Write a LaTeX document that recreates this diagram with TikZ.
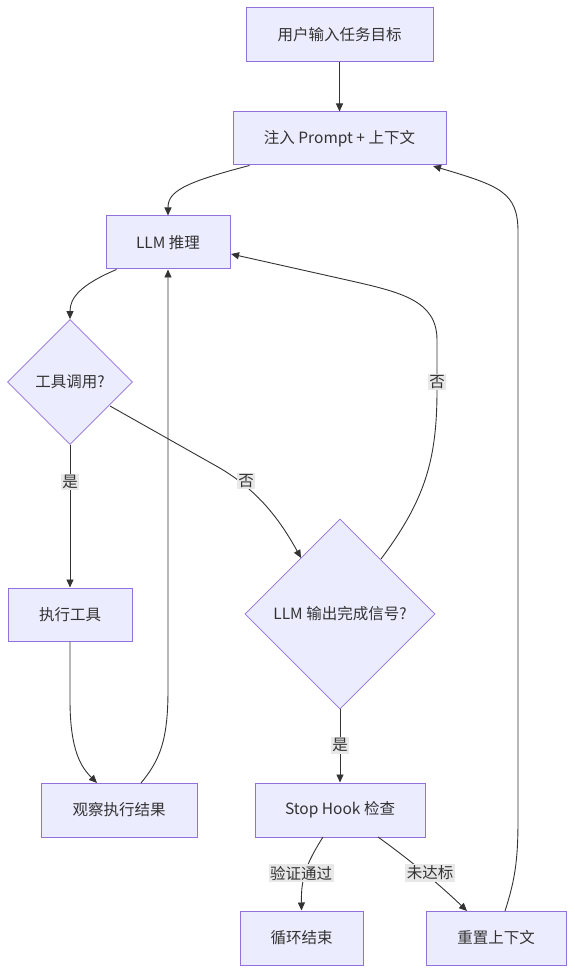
\documentclass[tikz,border=0pt]{standalone}
\usepackage{fontspec}
\setmainfont{Noto Sans CJK SC}
\usetikzlibrary{shapes.geometric,arrows.meta}
\definecolor{nodefill}{HTML}{ECECFF}
\definecolor{nodeline}{HTML}{9370DB}
\definecolor{edgecol}{HTML}{333333}
\definecolor{lblbg}{HTML}{E8E8E8}
\tikzset{
  boxnode/.style={draw=nodeline, fill=nodefill, line width=1pt, rectangle, inner sep=0pt, text=edgecol, font=\fontsize{15.5}{18}\selectfont},
  decnode/.style={draw=nodeline, fill=nodefill, line width=0.8pt, diamond, aspect=1, inner sep=0pt, text=edgecol, font=\fontsize{15.5}{18}\selectfont},
  conn/.style={draw=edgecol, line width=0.9pt, -{Triangle[length=8pt,width=7pt]}},
  lbl/.style={fill=lblbg, inner sep=1.5pt, text=edgecol, font=\fontsize{15.5}{18}\selectfont}
}
\begin{document}
\begin{tikzpicture}[x=1pt,y=-1pt]
\useasboundingbox (0,0) rectangle (574,973);
\fill[white] (0,0) rectangle (574,973);
\node[boxnode, minimum width=187pt, minimum height=54pt] (input) at (339.5,35) {用户输入任务目标};
\node[boxnode, minimum width=213pt, minimum height=53pt] (inject) at (339.5,138.5) {注入 Prompt + 上下文};
\node[boxnode, minimum width=124pt, minimum height=53pt] (llm) at (168,242.5) {LLM 推理};
\node[decnode, minimum width=125pt, minimum height=125pt] (tool) at (70,382) {工具调用?};
\node[boxnode, minimum width=124pt, minimum height=53pt] (exec) at (70,614.5) {执行工具};
\node[boxnode, minimum width=156pt, minimum height=54pt] (obs) at (119,810) {观察执行结果};
\node[decnode, minimum width=190pt, minimum height=190pt] (done) at (340,614) {LLM 输出完成信号?};
\node[boxnode, minimum width=170pt, minimum height=54pt] (hook) at (340,810) {Stop Hook 检查};
\node[boxnode, minimum width=123pt, minimum height=54pt] (endn) at (301.5,938) {循环结束};
\node[boxnode, minimum width=140pt, minimum height=54pt] (reset) at (496,938) {重置上下文};

\draw[conn] (input.south) -- (inject.north);
\draw[conn] (inject.south west) ++(17,0) .. controls (182,183) and (168,192) .. (llm.north);
\draw[conn] (llm.south west) ++(11,0) .. controls (80,285) and (70,298) .. (tool.north);
\draw[conn] (tool.south) -- node[lbl, pos=0.26] {是} (exec.north);
\coordinate (d2in) at (301,558);
\draw[conn] (110,406) -- (218,467) .. controls (258,490) and (280,520) .. (d2in);
\node[lbl] (no1) at (246,481) {否};
\draw[conn] (exec.south) -- (70,700) .. controls (70,752) and (82,768) .. (97,783);
\draw[conn] (141,783) .. controls (160,760) and (168,740) .. (168,690) -- (llm.south);
\draw[conn] (381,559) .. controls (425,500) and (437,460) .. (437,390) -- (437,340) .. controls (437,300) and (400,292) .. (347,280) -- (231,254);
\node[lbl] (no2) at (437,382) {否};
\draw[conn] (done.south) -- node[lbl, pos=0.49] {是} (hook.north);
\draw[conn] (323,837) .. controls (306,864) and (301,878) .. (endn.north);
\node[lbl] (pass) at (301,873) {验证通过};
\draw[conn] (378,837) .. controls (410,860) and (440,885) .. (467,911);
\node[lbl] (fail) at (430,873) {未达标};
\draw[conn] (505,911) .. controls (515,880) and (518,860) .. (518,820) -- (518,232) .. controls (518,192) and (500,186) .. (433,166);
\end{tikzpicture}
\end{document}
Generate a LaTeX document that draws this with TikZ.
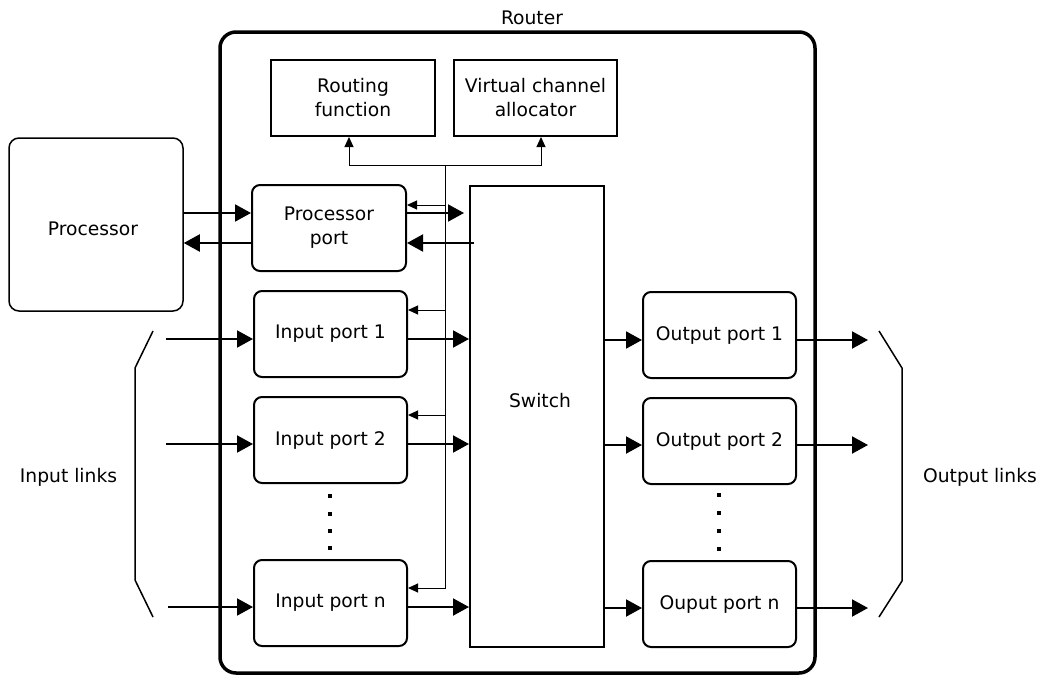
\documentclass[tikz,border=0pt]{standalone}
\usepackage{fontspec}
\setmainfont{DejaVu Sans}
\usetikzlibrary{arrows.meta}
\begin{document}
\begin{tikzpicture}[x=1pt,y=-1pt,
  font=\fontsize{18.7}{24}\selectfont,
  port/.style={draw, line width=2pt, rounded corners=8pt, minimum width=153pt, minimum height=86pt, inner sep=0pt, align=center},
  plainbox/.style={draw, line width=2pt, minimum width=164pt, minimum height=76pt, inner sep=0pt, align=center},
  big/.style={line width=2pt, -{Triangle[length=16pt,width=17pt]}},
  small/.style={line width=1pt, -{Triangle[length=10pt,width=9pt]}},
  thinline/.style={line width=1pt},
  bracket/.style={line width=1.5pt},
  dot/.style={fill, minimum size=4pt, inner sep=0pt},
  plain/.style={inner sep=0pt}
]
\useasboundingbox (0,0) rectangle (1042,675);

% router frame
\node[draw, line width=3.5pt, rounded corners=16pt, minimum width=595pt, minimum height=641pt, inner sep=0pt] (router) at (517.5,352.5) {};
\node[plain] (routerlabel) at (532,18) {Router};

% top boxes
\node[plainbox] (rf) at (353,98) {Routing\\function};
\node[plainbox, minimum width=163pt] (vca) at (535.5,98) {Virtual channel\\allocator};

% processor
\node[draw, line width=1.5pt, rounded corners=10pt, minimum width=174pt, minimum height=173pt, inner sep=0pt,
  label={[plain, yshift=-4pt, xshift=-3pt]center:Processor}] (proc) at (96,224.5) {};

% ports
\node[port, minimum width=154pt] (pp) at (329,228) {Processor\\port};
\node[port] (ip1) at (330.5,334) {Input port 1};
\node[port] (ip2) at (330.5,440) {Input port 2};
\node[port] (ipn) at (330.5,603) {Input port n};
\node[port] (op1) at (719.5,335) {Output port 1};
\node[port] (op2) at (719.5,441) {Output port 2};
\node[port] (opn) at (719.5,604) {Ouput port n};

% switch
\node[draw, line width=2pt, minimum width=134pt, minimum height=461pt, inner sep=0pt,
  label={[plain, yshift=15.5pt, xshift=3pt]center:Switch}] (sw) at (537,416.5) {};

% link labels
\node[plain] (inlinks) at (68.5,477) {Input links};
\node[plain] (outlinks) at (980,477) {Output links};

% brackets
\draw[bracket] (153,331) -- (135,368) -- (135,580) -- (153,617);
\draw[bracket] (879,331) -- (902,368) -- (902,581) -- (879,617);

% control bus
\coordinate (bustop) at (445,165);
\coordinate (busbot) at (445,588);
\draw[small] (bustop) -| ([xshift=-4pt]rf.south);
\draw[small] (bustop) -| ([xshift=5.5pt]vca.south);
\draw[small] (bustop) -- (busbot) -- (ipn.east |- busbot);
\draw[small] (bustop |- 0,205) -- (pp.east |- 0,205);
\draw[small] (bustop |- 0,310) -- (ip1.east |- 0,310);
\draw[small] (bustop |- 0,415) -- (ip2.east |- 0,415);

% processor links
\draw[big] (proc.east |- 0,213) -- (pp.west |- 0,213);
\draw[big] (pp.west |- 0,243) -- (proc.east |- 0,243);
\draw[big, shorten >=5pt] (pp.east |- 0,213) -- (sw.west |- 0,213);
\draw[big] ([xshift=5pt]sw.west |- 0,243) -- (pp.east |- 0,243);

% input links
\coordinate (in1) at (166,339);
\coordinate (in2) at (166,444);
\coordinate (inn) at (168,607);
\draw[big] (in1) -- (ip1.west |- in1);
\draw[big] (in2) -- (ip2.west |- in2);
\draw[big] (inn) -- (ipn.west |- inn);

% input ports to switch
\draw[big] (ip1.east |- 0,339) -- (sw.west |- 0,339);
\draw[big] (ip2.east |- 0,444) -- (sw.west |- 0,444);
\draw[big] (ipn.east |- 0,607) -- (sw.west |- 0,607);

% switch to output ports
\draw[big] (sw.east |- 0,340) -- (op1.west |- 0,340);
\draw[big] (sw.east |- 0,445) -- (op2.west |- 0,445);
\draw[big] (sw.east |- 0,608) -- (opn.west |- 0,608);

% output links
\coordinate (out1) at (868,340);
\coordinate (out2) at (868,445);
\coordinate (outn) at (868,608);
\draw[big] (op1.east |- out1) -- (out1);
\draw[big] (op2.east |- out2) -- (out2);
\draw[big] (opn.east |- outn) -- (outn);

% ellipsis dots
\node[dot] (idot1) at (330,496) {};
\node[dot] (idot2) at (330,514) {};
\node[dot] (idot3) at (330,531) {};
\node[dot] (idot4) at (330,548) {};
\node[dot] (odot1) at (719,495) {};
\node[dot] (odot2) at (719,513) {};
\node[dot] (odot3) at (719,531) {};
\node[dot] (odot4) at (719,549) {};
\end{tikzpicture}
\end{document}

::::

*Given problem*.
Above are the records. Print exactly the lines from the one containing "Generate a LaTeX" to the one containing "minimum width=163pt] (vca)", both included, and nothing else; pictures are excluded.

*Answer to this exercise*.
Generate a LaTeX document that draws this with TikZ.
\documentclass[tikz,border=0pt]{standalone}
\usepackage{fontspec}
\setmainfont{DejaVu Sans}
\usetikzlibrary{arrows.meta}
\begin{document}
\begin{tikzpicture}[x=1pt,y=-1pt,
  font=\fontsize{18.7}{24}\selectfont,
  port/.style={draw, line width=2pt, rounded corners=8pt, minimum width=153pt, minimum height=86pt, inner sep=0pt, align=center},
  plainbox/.style={draw, line width=2pt, minimum width=164pt, minimum height=76pt, inner sep=0pt, align=center},
  big/.style={line width=2pt, -{Triangle[length=16pt,width=17pt]}},
  small/.style={line width=1pt, -{Triangle[length=10pt,width=9pt]}},
  thinline/.style={line width=1pt},
  bracket/.style={line width=1.5pt},
  dot/.style={fill, minimum size=4pt, inner sep=0pt},
  plain/.style={inner sep=0pt}
]
\useasboundingbox (0,0) rectangle (1042,675);

% router frame
\node[draw, line width=3.5pt, rounded corners=16pt, minimum width=595pt, minimum height=641pt, inner sep=0pt] (router) at (517.5,352.5) {};
\node[plain] (routerlabel) at (532,18) {Router};

% top boxes
\node[plainbox] (rf) at (353,98) {Routing\\function};
\node[plainbox, minimum width=163pt] (vca) at (535.5,98) {Virtual channel\\allocator};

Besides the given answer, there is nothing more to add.